Today, Apollo has built a cult following on that same philosophy. Songs like the corrido-inspired “Dos Uno Nueve (219)” from his nine-track “Apolonio” and the ranchera “En El Olvido” serve as homecoming calls for Latino people who attend his concerts in packs.

“Evergreen” received its visual counterpart on Nov. 21 (a direct result of the song’s success on the app) and starred the singer.
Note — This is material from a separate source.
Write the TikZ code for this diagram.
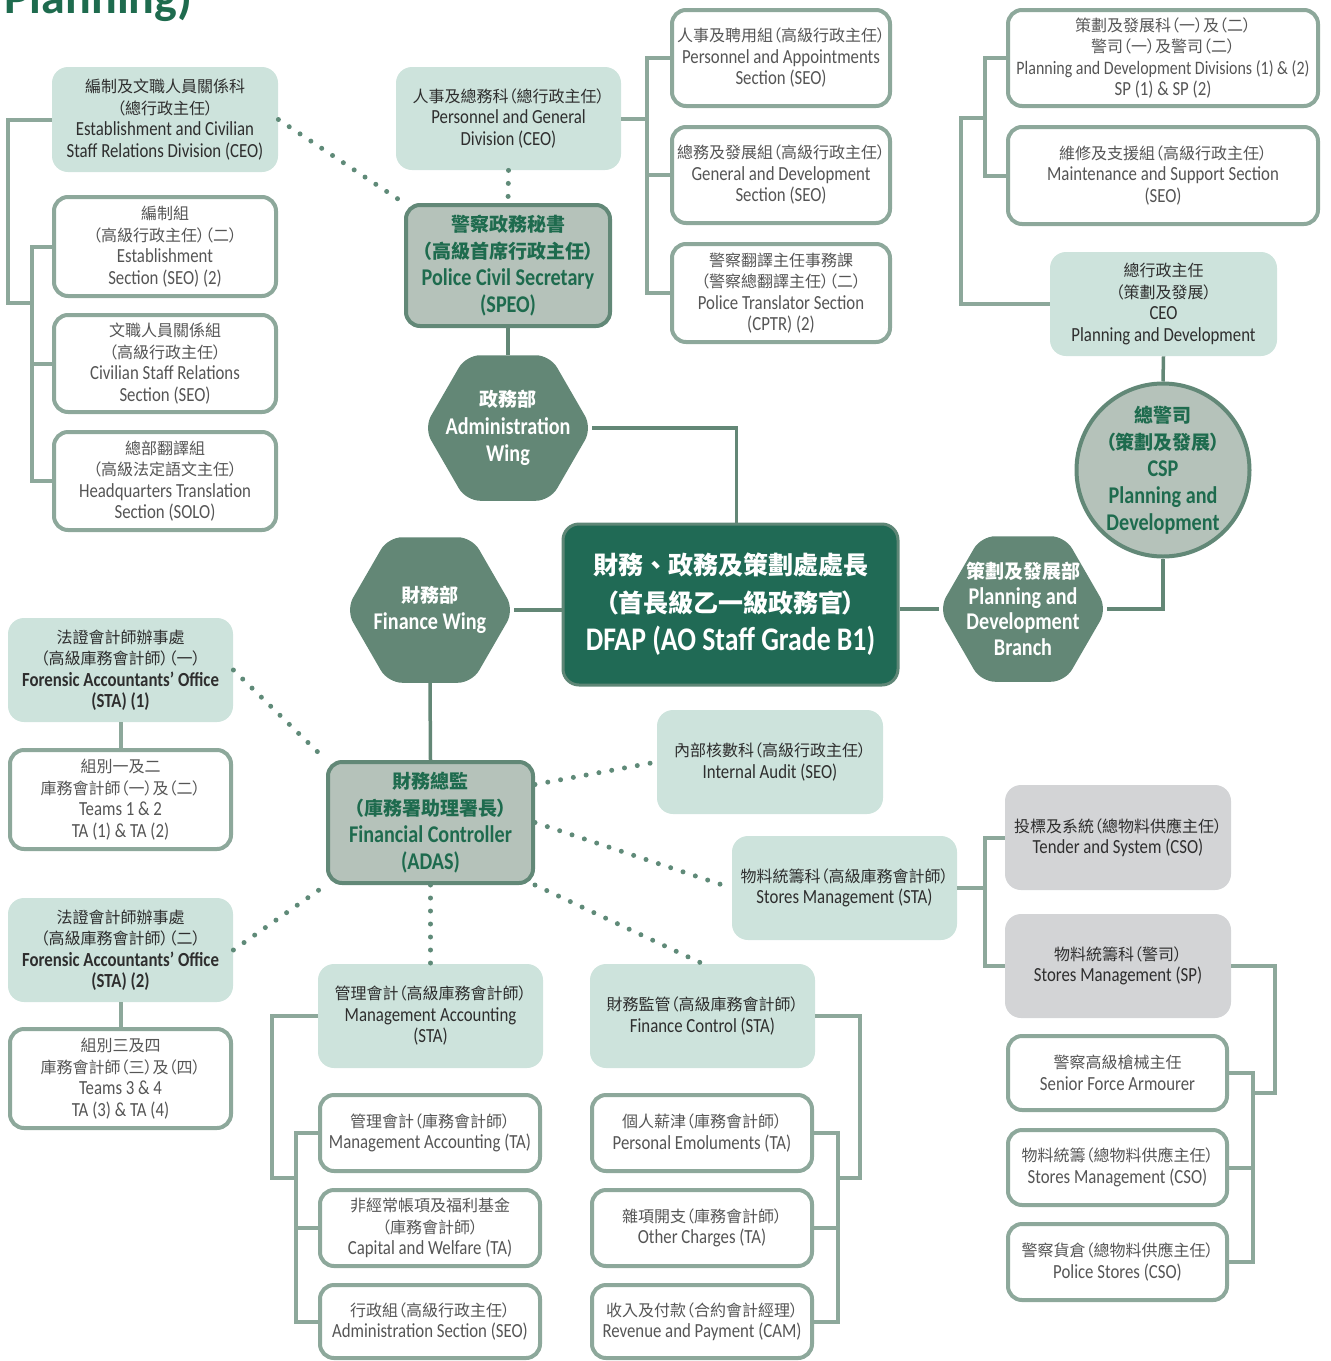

In it, Apollo builds and locks himself into a faux room that gradually begins to fall in on itself.

“That was 100% exactly where I was with my feelings,” he says. “I’ve been obsessed with Stanley Kubrick, and I’m just so happy it came out the way it did — not just aesthetically, but also what we were able to translate.”

Apollo is celebrating several bucket-list achievements, namely his first Grammy nom in the best new artist category at the 2023 awards and two Latin Grammy nominations.

Before the nominations for the 65th annual Grammy Awards were released, the singer says he pleaded with his friends and manager to please “not make it a thing! – I don’t wanna be sitting there and not get nominated with everyone watching,” he explains before recalling what really happened: “I instantly had to use the bathroom, so I kicked everyone out and then I called my dad and he was like ‘Oh mijo, I’m so proud of you,’ and then my mom called me and was like ‘What are we wearing?’”

Even then, Apollo feels as though not much has really changed. “At least within me,” he says. “Maybe sometimes I’m like, ‘Would a Grammy-nominated artist post this on his story?’,” he laughs. “But other than that, the same goal remains: Make the saddest music I could ever make in my whole life.”